Tom Flanagan V. Julian Assange....Dec. 3/2010
By Leslie Ciarula Taylor, Toronto Star, December 3, 2010
WikiLeaks founder Julian Assange, speaking from an undisclosed spot thought to be in Britain, said Friday that (Canadian Prime Minister) Stephen Harper’s former chief of staff “should be charged with incitement to commit murder” for saying Assange should be assassinated.
Assange answered questions through the website of the British newspaper The Guardian.
Tom Flanagan, a University of Calgary professor and former Harper adviser, apologized on Wednesday for his remark.
“I never seriously intended to advocate or propose the assassination of Mr. Assange. But I do think that what he’s doing is very malicious and harmful to diplomacy and endangering people’s lives, and I think it should be stopped.”

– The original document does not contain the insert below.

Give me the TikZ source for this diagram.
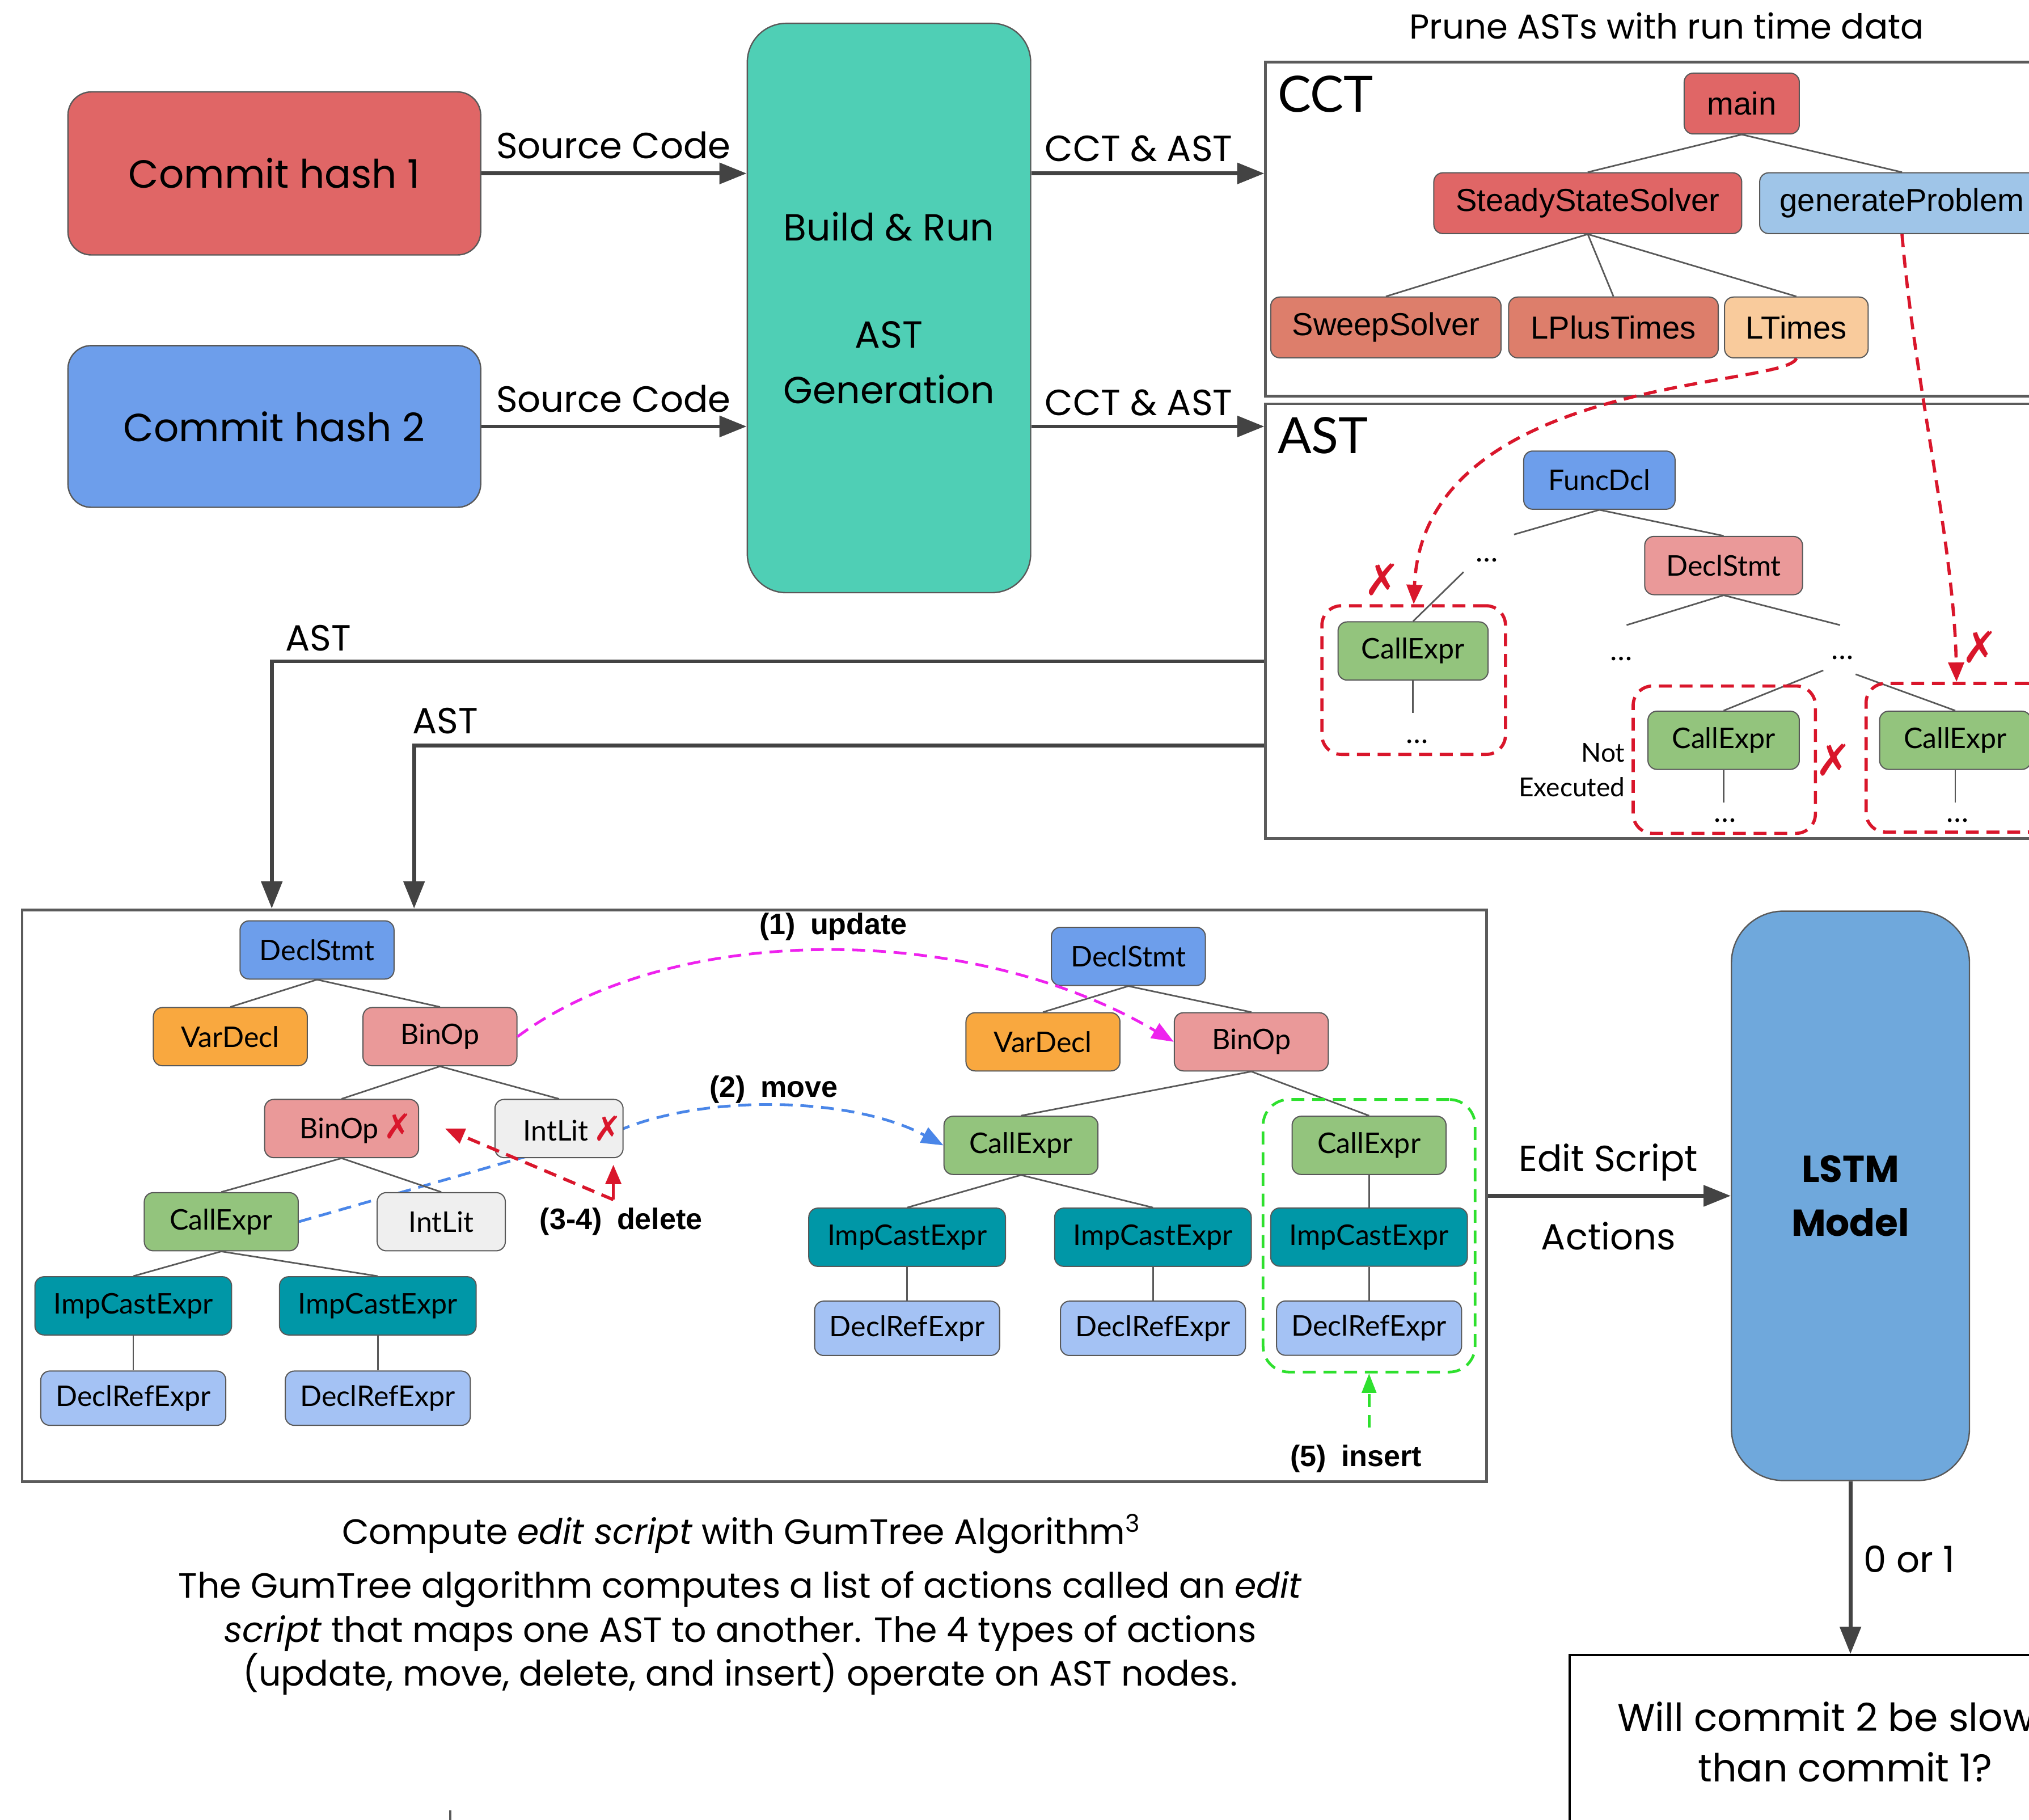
\documentclass[tikz,border=0pt]{standalone}
\usepackage{fontspec}
\usetikzlibrary{positioning,fit,backgrounds,arrows.meta}

\newfontfamily\gothic{Poppins}
\newfontfamily\gill{Lato}
\newfontfamily\arialf{Liberation Sans}
\newfontfamily\symf{DejaVu Sans}

\definecolor{flowgrey}{HTML}{434343}
\definecolor{panelgrey}{HTML}{5B5B5B}
\definecolor{nodegrey}{HTML}{595959}
\definecolor{commitred}{HTML}{E06666}
\definecolor{commitblue}{HTML}{6D9EEB}
\definecolor{buildteal}{HTML}{4FCFB5}
\definecolor{lstmblue}{HTML}{6FA8DC}
\definecolor{cctred}{HTML}{E06666}
\definecolor{cctsalmon}{HTML}{DD7E6B}
\definecolor{cctpeach}{HTML}{F9CB9C}
\definecolor{cctblue}{HTML}{9FC5E8}
\definecolor{astblue}{HTML}{6D9EEB}
\definecolor{astorange}{HTML}{F9A83F}
\definecolor{astpink}{HTML}{EA9999}
\definecolor{astgrey}{HTML}{EFEFEF}
\definecolor{astgreen}{HTML}{93C47D}
\definecolor{astteal}{HTML}{0097A7}
\definecolor{astlblue}{HTML}{A4C2F4}
\definecolor{xred}{HTML}{D9162B}
\definecolor{updmag}{HTML}{EE22EE}
\definecolor{movblue}{HTML}{4A86E8}
\definecolor{insgreen}{HTML}{2EE02E}

\newcommand{\xmark}{{\symf\fontsize{15}{15}\selectfont\color{xred}✗}}

\begin{document}
\begin{tikzpicture}[x=0.02cm, y=-0.02cm]
  \tikzset{
    flow/.style={draw=flowgrey, line width=1.7pt, -{Triangle[length=0.42cm, width=0.32cm]}},
    bigbox/.style={draw=nodegrey, line width=0.6pt, align=center, inner sep=0pt, font=\gothic\fontsize{17.3}{24.4}\selectfont},
    panel/.style={draw=panelgrey, line width=1.2pt, inner sep=0pt},
    flowlbl/.style={font=\gothic\fontsize{16}{19}\selectfont, inner sep=0pt},
    cctnode/.style={draw=nodegrey, line width=0.5pt, rounded corners=0.14cm, minimum height=0.94cm, inner sep=0pt, font=\arialf\fontsize{14}{16}\selectfont},
    astnode/.style={draw=nodegrey, line width=0.5pt, rounded corners=0.14cm, minimum height=0.9cm, inner sep=0pt, font=\gill\fontsize{12.5}{15}\selectfont},
    declstmt/.style={astnode, fill=astblue, minimum width=2.38cm},
    vardecl/.style={astnode, fill=astorange, minimum width=2.38cm},
    binop/.style={astnode, fill=astpink, minimum width=2.38cm},
    intlit/.style={astnode, fill=astgrey, minimum width=1.98cm},
    callexpr/.style={astnode, fill=astgreen, minimum width=2.38cm},
    impcast/.style={astnode, fill=astteal, minimum width=3.04cm},
    declref/.style={astnode, fill=astlblue, minimum width=2.86cm, minimum height=0.84cm},
    treeline/.style={draw=nodegrey, line width=0.7pt},
    ellip/.style={font=\gill\fontsize{13}{15}\selectfont, inner sep=0pt},
    xmk/.style={font=\symf\fontsize{19}{20}\selectfont, text=xred, inner sep=0pt},
    actlbl/.style={font=\arialf\bfseries\fontsize{13}{15}\selectfont, inner sep=0pt},
    reddash/.style={draw=xred, line width=1.4pt, dash pattern=on 0.2cm off 0.12cm},
    redbox/.style={reddash, rounded corners=0.3cm, inner sep=0pt},
    redtip/.style={-{Triangle[length=0.3cm, width=0.24cm]}},
    magdash/.style={draw=updmag, line width=1.2pt, dash pattern=on 0.2cm off 0.12cm, -{Triangle[length=0.34cm, width=0.26cm]}},
    bluedash/.style={draw=movblue, line width=1.2pt, dash pattern=on 0.2cm off 0.12cm, -{Triangle[length=0.34cm, width=0.26cm]}},
    greendash/.style={draw=insgreen, line width=1.2pt, dash pattern=on 0.2cm off 0.12cm},
  }
  \useasboundingbox (0,0) rectangle (1568,1406);
  \clip (0,0) rectangle (1568,1406);

  % commits and build
  \node[bigbox, fill=commitred, rounded corners=0.36cm, minimum width=6.38cm, minimum height=2.52cm] (commitA) at (212,134) {Commit hash 1};
  \node[bigbox, fill=commitblue, rounded corners=0.36cm, minimum width=6.38cm, minimum height=2.5cm, below=1.38cm of commitA] (commitB) {Commit hash 2};
  \node[bigbox, fill=buildteal, rounded corners=0.6cm, minimum width=4.38cm, minimum height=8.8cm, font=\gothic\fontsize{16.6}{24.4}\selectfont] (build) at (687,238) {Build \& Run\\[0.8cm]AST\\Generation};
  \node[flowlbl] (srcA) at (474,112) {Source Code};
  \node[flowlbl] (srcB) at (474,308) {Source Code};
  \node[flowlbl] (outA) at (880,115) {CCT \& AST};
  \node[flowlbl] (outB) at (880,311) {CCT \& AST};
  \node[flowlbl, font=\gothic\fontsize{15.2}{18}\selectfont] (pruneTitle) at (1288,20) {Prune ASTs with run time data};

  % pruning panels
  \node[panel, minimum width=12.84cm, minimum height=5.16cm] (cctbox) at (1299,177) {};
  \node[panel, minimum width=12.84cm, minimum height=6.72cm] (astbox) at (1299,480) {};
  \node[font=\gill\fontsize{22}{24}\selectfont, anchor=north west, inner sep=0pt] (cctTitle) at (987,58) {CCT};
  \node[font=\gill\fontsize{22}{24}\selectfont, anchor=north west, inner sep=0pt] (astTitle) at (987,322) {AST};

  \draw[flow] (commitA.east) -- (commitA.east -| build.west);
  \draw[flow] (commitB.east) -- (commitB.east -| build.west);
  \draw[flow] (commitA.east -| build.east) -- (commitA.east -| cctbox.west);
  \draw[flow] (commitB.east -| build.east) -- (commitB.east -| astbox.west);

  % CCT
  \node[cctnode, fill=cctred, minimum width=1.78cm] (main) at (1346,80) {main};
  \node[cctnode, fill=cctred, minimum width=4.76cm] (sss) at (1227,157) {SteadyStateSolver};
  \node[cctnode, fill=cctblue, minimum width=4.4cm, right=0.26cm of sss] (genp) {generateProblem};
  \node[cctnode, fill=cctsalmon, minimum width=3.56cm] (sweep) at (1071,253) {SweepSolver};
  \node[cctnode, fill=cctsalmon, minimum width=3.24cm, right=0.1cm of sweep] (lplus) {LPlusTimes};
  \node[cctnode, fill=cctpeach, minimum width=2.22cm, right=0.08cm of lplus] (ltimes) {LTimes};
  \foreach \p/\c in {main/sss, main/genp, sss/sweep, sss/lplus, sss/ltimes}
    \draw[treeline] (\p.south) -- (\c.north);

  % AST being pruned
  \node[astnode, fill=astblue, minimum width=2.34cm] (funcdcl) at (1236,371) {FuncDcl};
  \node[astnode, fill=astpink, minimum width=2.44cm] (pdecl) at (1332,437) {DeclStmt};
  \node[ellip] (dA) at (1149,433) {…};
  \node[ellip] (dB) at (1253,509) {…};
  \node[ellip] (dC) at (1424,508) {…};
  \node[callexpr, minimum width=2.32cm] (pcallA) at (1092,503) {CallExpr};
  \node[ellip] (dD) at (1095,573) {…};
  \node[callexpr, minimum width=2.34cm] (pcallB) at (1332,572) {CallExpr};
  \node[ellip] (dE) at (1333,634) {…};
  \node[callexpr, minimum width=2.34cm] (pcallC) at (1511,572) {CallExpr};
  \node[ellip] (dF) at (1513,634) {…};
  \draw[treeline] (funcdcl.south) -- (pdecl.north);
  \draw[treeline] (funcdcl.south) -- ([shift={(21,-20)}]dA.center);
  \draw[treeline] ([shift={(-18,9)}]dA.center) -- (pcallA.north);
  \draw[treeline] (pdecl.south) -- ([shift={(4,-26)}]dB.center);
  \draw[treeline] (pdecl.south) -- ([shift={(-2,-25)}]dC.center);
  \draw[treeline] ([shift={(-15,10)}]dC.center) -- (pcallB.north);
  \draw[treeline] ([shift={(10,13)}]dC.center) -- (pcallC.north);
  \draw[treeline] (pcallA.south) -- (pcallA.south |- 0,551);
  \draw[treeline] (pcallB.south) -- (pcallB.south |- 0,620);
  \draw[treeline] (pcallC.south) -- (pcallC.south |- 0,620);
  \coordinate (redAnw) at ([shift={(-12,-12)}]pcallA.north west);
  \coordinate (redAse) at ([shift={(13,57)}]pcallA.south east);
  \coordinate (redBnw) at ([shift={(-11,-19)}]pcallB.north west);
  \coordinate (redBse) at ([shift={(12,49)}]pcallB.south east);
  \coordinate (redCnw) at ([shift={(-10,-21)}]pcallC.north west);
  \coordinate (redCse) at ([shift={(12,48)}]pcallC.south east);
  \node[redbox, fit=(redAnw) (redAse)] (redA) {};
  \node[redbox, fit=(redBnw) (redBse)] (redB) {};
  \node[redbox, fit=(redCnw) (redCse)] (redC) {};
  \node[xmk] (xA) at (1068,448) {✗};
  \node[xmk] (xB) at (1417,587) {✗};
  \node[xmk] (xC) at (1530,500) {✗};
  \node[font=\gill\fontsize{11.5}{15.3}\selectfont, align=right, anchor=east, inner sep=0pt] (notExec) at (1256,595) {Not\\Executed};
  \draw[reddash, redtip] (ltimes.south) .. controls (1380,300) and (1100,290) .. (redA.north);
  \draw[reddash, redtip] (genp.south) .. controls (1480,300) and (1510,420) .. (redC.north);

  % ASTs to GumTree
  \node[panel, minimum width=22.64cm, minimum height=8.84cm] (gumbox) at (583,924) {};
  \draw[flow] ([yshift=-0.62cm]astbox.west) -| ([xshift=3.88cm]gumbox.north west);
  \draw[flow] ([yshift=-1.92cm]astbox.west) -| ([xshift=6.08cm]gumbox.north west);
  \node[flowlbl] (astA) at (246,493) {AST};
  \node[flowlbl] (astB) at (344,557) {AST};

  % old tree
  \node[declstmt] (lDecl) at (245,734) {DeclStmt};
  \node[vardecl] (lVar) at (178,801) {VarDecl};
  \node[binop] (lBin) at (340,801) {BinOp};
  \node[binop] (lBinX) at (264,872) {\hspace{0.44cm}BinOp\,\xmark};
  \node[intlit] (lIntX) at (432,872) {\hspace{0.42cm}IntLit\,\xmark};
  \node[callexpr] (lCall) at (171,944) {CallExpr};
  \node[intlit] (lInt) at (341,944) {IntLit};
  \node[impcast] (lImpA) at (103,1009) {ImpCastExpr};
  \node[impcast] (lImpB) at (292,1009) {ImpCastExpr};
  \node[declref, below=0.54cm of lImpA] (lRefA) {DeclRefExpr};
  \node[declref, below=0.54cm of lImpB] (lRefB) {DeclRefExpr};
  \foreach \p/\c in {lDecl/lVar, lDecl/lBin, lBin/lBinX, lBin/lIntX, lBinX/lCall, lBinX/lInt, lCall/lImpA, lCall/lImpB, lImpA/lRefA, lImpB/lRefB}
    \draw[treeline] (\p.south) -- (\c.north);

  % new tree
  \node[declstmt] (rDecl) at (872,739) {DeclStmt};
  \node[vardecl] (rVar) at (806,805) {VarDecl};
  \node[binop] (rBin) at (967,805) {BinOp};
  \node[callexpr] (rCallA) at (789,885) {CallExpr};
  \node[callexpr] (rCallB) at (1058,885) {CallExpr};
  \node[impcast] (rImpA) at (701,956) {ImpCastExpr};
  \node[impcast] (rImpB) at (891,956) {ImpCastExpr};
  \node[impcast, below=0.5cm of rCallB] (rImpC) {ImpCastExpr};
  \node[declref, below=0.52cm of rImpA] (rRefA) {DeclRefExpr};
  \node[declref, below=0.52cm of rImpB] (rRefB) {DeclRefExpr};
  \node[declref, below=0.52cm of rImpC] (rRefC) {DeclRefExpr};
  \foreach \p/\c in {rDecl/rVar, rDecl/rBin, rBin/rCallA, rBin/rCallB, rCallA/rImpA, rCallA/rImpB, rCallB/rImpC, rImpA/rRefA, rImpB/rRefB, rImpC/rRefC}
    \draw[treeline] (\p.south) -- (\c.north);

  % edit actions
  \node[greendash, rounded corners=0.4cm, inner xsep=0.11cm, inner ysep=0.25cm, fit=(rCallB) (rImpC) (rRefC)] (insBox) {};
  \node[actlbl] (lblUpdate) at (644,716) {(1)\enspace update};
  \node[actlbl] (lblMove) at (598,842) {(2)\enspace move};
  \node[actlbl] (lblDelete) at (480,944) {(3-4)\enspace delete};
  \node[actlbl] (lblInsert) at (1048,1127) {(5)\enspace insert};
  \draw[magdash] (lBin.east) .. controls (520,712) and (750,712) .. (rBin.west);
  \begin{scope}[on background layer]
    \draw[bluedash] (lCall.east) -- (lIntX.east) .. controls (550,845) and (660,848) .. (rCallA.west);
  \end{scope}
  \coordinate (delc) at (474,927);
  \draw[reddash, redtip] (delc) -- ([xshift=0.4cm]lBinX.east);
  \draw[draw=xred, line width=1.4pt, redtip, shorten >=0.1cm] (delc) -- (delc |- lIntX.south);
  \draw[greendash, -{Triangle[length=0.3cm, width=0.22cm]}] ([yshift=-0.84cm]insBox.south) -- (insBox.south);

  % model and output
  \node[bigbox, fill=lstmblue, rounded corners=0.8cm, minimum width=3.68cm, minimum height=8.8cm, font=\gothic\bfseries\fontsize{16.5}{23.8}\selectfont] (lstm) at (1430,924) {LSTM\\Model};
  \draw[flow] (gumbox.east) -- (lstm.west);
  \node[flowlbl] (editA) at (1243,898) {Edit Script};
  \node[flowlbl] (editB) at (1243,955) {Actions};
  \node[draw=black, line width=1pt, minimum width=8.12cm, minimum height=3.4cm, anchor=north west, inner sep=0pt] (answer) at (1212,1278) {};
  \draw[flow] (lstm.south) -- (lstm.south |- answer.north);
  \node[flowlbl, anchor=west] (binLbl) at (1440,1205) {0 or 1};
  \node[font=\gothic\fontsize{17}{22}\selectfont, align=center, inner sep=0pt] (question) at (1426,1346) {Will commit 2 be slower\\than commit 1?};

  % caption
  \node[font=\gothic\fontsize{15.4}{19.3}\selectfont, inner sep=0pt] (capTitle) at (573,1185) {Compute \textit{edit script} with GumTree Algorithm\textsuperscript{3}};
  \node[font=\gothic\fontsize{15.4}{19.3}\selectfont, align=center, inner sep=0pt] (capBody) at (572,1262) {The GumTree algorithm computes a list of actions called an \textit{edit}\\\textit{script} that maps one AST to another. The 4 types of actions\\(update, move, delete, and insert) operate on AST nodes.};
  \draw[treeline, line width=1pt] (348,1399) -- (348,1412);
\end{tikzpicture}
\end{document}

Earlier, Flanagan had said, “I think Assange should be assassinated” and U.S. President Barack Obama “should put out a contract” on him.
“It is correct that Mr. Flanagan and the others seriously making these statements should be charged with incitement to commit murder,” Assange said in answer to a question about Flanagan.
Dear Reader:
Clearly, Mr. Flanagan, who teaches political science at the University of Calgary, and who once served as the Prime Minister's Chief of Staff, has uttered words he would like to have back. He has apologized.
However, whether the CBC might consider removing him from the "Power Panel" on the "Power and Politics" program with Evan Solomon each afternoon between five and seven in the evening is a question that we can only hope the producers of the show are considering, actively,
It is this kind of rhetoric that has been following President Obama since he threw his hat into the ring as a presidential candidate in 2007. And the people flinging words like these at Mr. Obama are not on the public media, nor are they, generally, carrying the kind of academic credentials that Mr. Flanagan presumably holds.
Vitriol, in the heat of a moment is both available, and also needing restraint no matter the socio-economic class of the speaker, and no matter the political clout of the speaker.
And the violence that characterizes the political rhetoric, both in Washington, and we might like to remember, by Mr. Flanagan's former employer, the Prime Minister himself, especially with his character assassination of Stephane Dion, for which this writer has never, and likely never will forgive him, is inexcuseable, reprehensible and completely unacceptable.
Let's hope that the intemperance of the remarks, even with the apology, will reflect on the kind of absolute, black-and-white thinking that often characterizes this prime minister's approach especially to Liberal party candidates, policy and history. These remarks by Flanagan are indicative of the kind of brutality that accompanies the Prime Minister's brutality in his exercise of power, in the most honoured office in the land.